As a practical matter, it is no longer possible for the United States to use force in the gulf without the concurrence of the others engaged there. They, too, will be exposed to the military, political and economic consequences of any U.S. military action. Indeed, the first consequence of such action would be to shatter the international consensus that has so far given legitimacy and strength to the enterprise. Among the first defections could well be the Arab states that requested the U.S. presence in the first place, and without whose continuing support the enterprise could not be sustained. Secretary Baker’s current round of consultations in the Middle East and Moscow recognize these legal and practical realities.

U.S. actions in the gulf will have far-reaching implications for the new world order President Bush is trying to build. In a sense, we are beneficiaries of a second chance, something that doesn’t often happen in the inexorable world of international politics. It is almost as if the Security Council had been in suspended animation since 1945, and is now stirring to life new and untouched.

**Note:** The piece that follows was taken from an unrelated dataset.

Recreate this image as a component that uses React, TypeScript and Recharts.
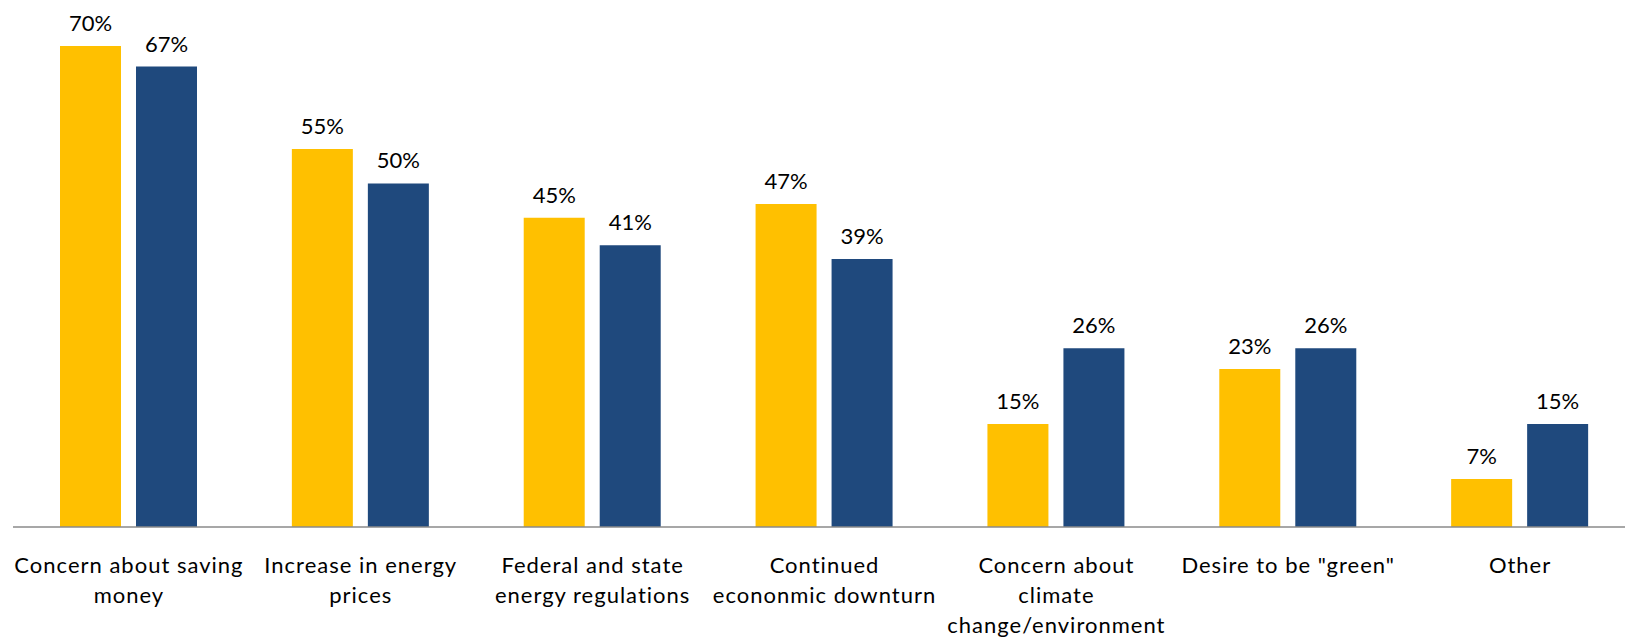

The most important long-term impact of the crisis may well be on this new and still fragile growth. If the Security Council is to be preserved and strengthened for the role it was designed to play, it cannot be used simply as a forum for consultation, even less so to provide legal cover for unilaterally mandated ends. As the organ of the international community with primary responsibility in situations threatening international peace and security, it must have the powers to decide when force is to be used. That means that the United States must abide by the council’s decisions even when we don’t agree with them.

In a world where power is increasingly diffused and mobilization of power on the basis of ideology is increasingly unavailable, the requirements of international law and practical international politics on this issue are one and the same.